La relation de confiance mise en péril

«C’est dans l’intérêt des patients que nous défendons notre indépendance et la liberté thérapeutique», souligne le Dr Alain Schmit. Cette loi, selon lui, va faire en sorte que le patient «se retrouve orphelin face à un médecin téléguidé par une administration en autogestion qui elle est sans lien direct avec le patient concerné».

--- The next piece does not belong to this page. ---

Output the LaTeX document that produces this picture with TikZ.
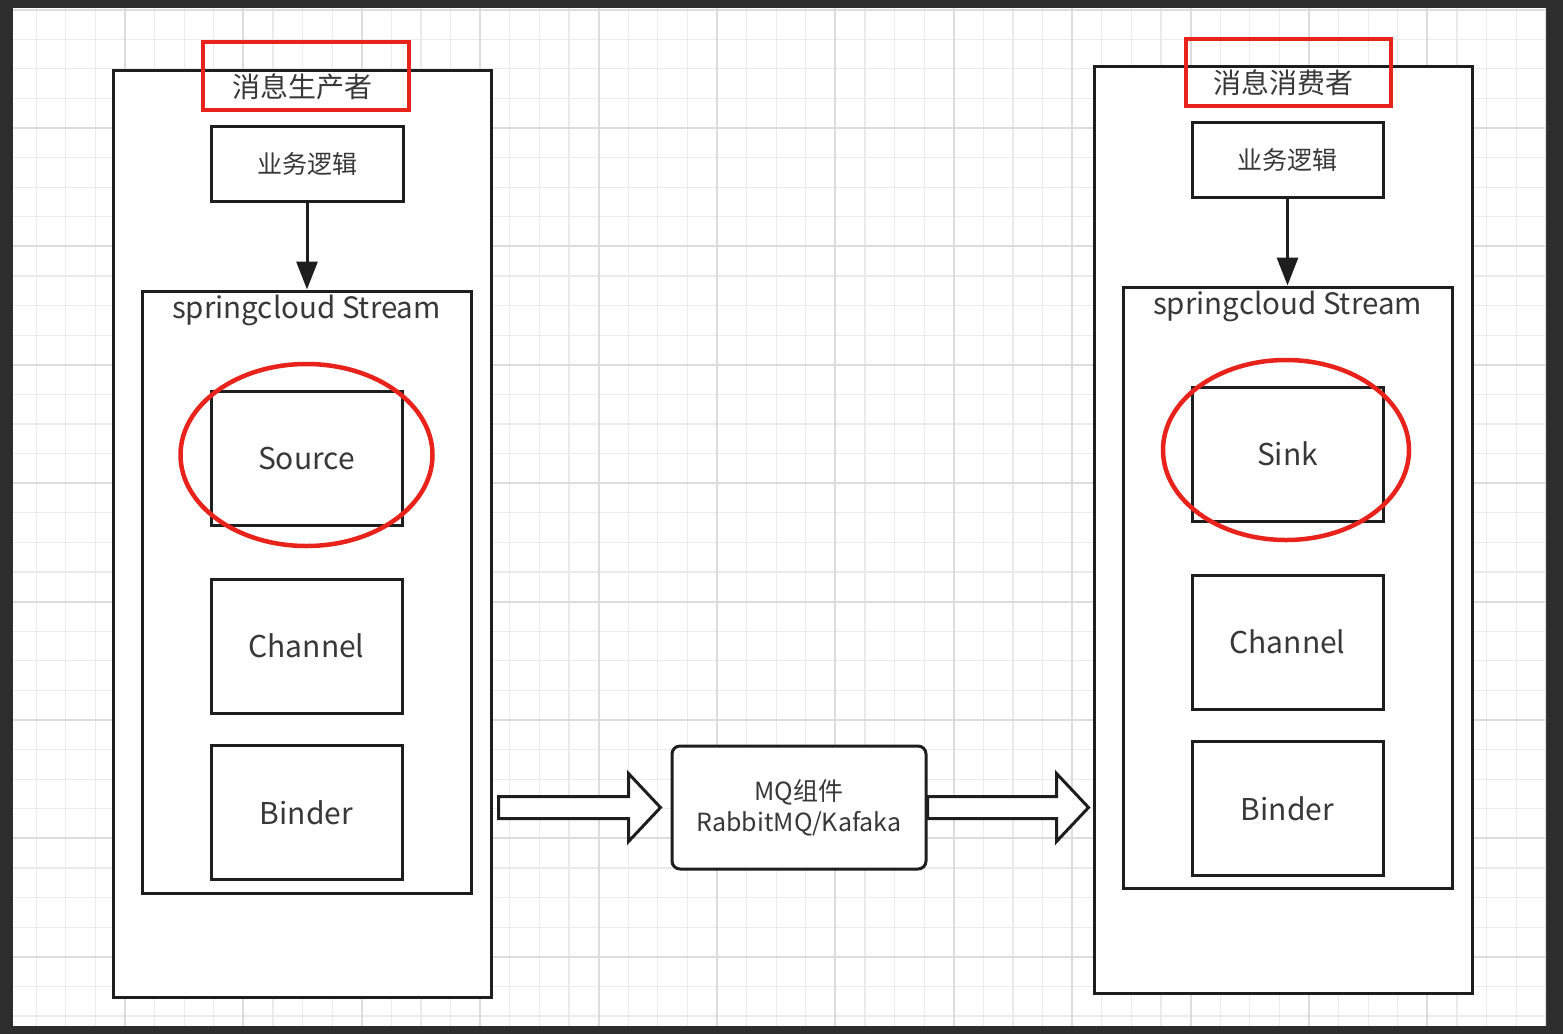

L’AMMD craint que la relation de confiance entre le patient et le médecin soit mise en péril par des atteintes à la liberté thérapeutique. «C’est cette relation de confiance qui, pour nous, est essentielle. Elle est clairement mise en péril par des démarches administratives, des standardisations et des procédures prévues dans ce texte», précise le président de l’AMMD. Il estime que «la motivation fondamentale de ce projet de loi est de nature économique. Or une politique de restriction budgétaire visant à faire des économies aux dépens de patients est déontologiquement et moralement inacceptable pour les médecins.»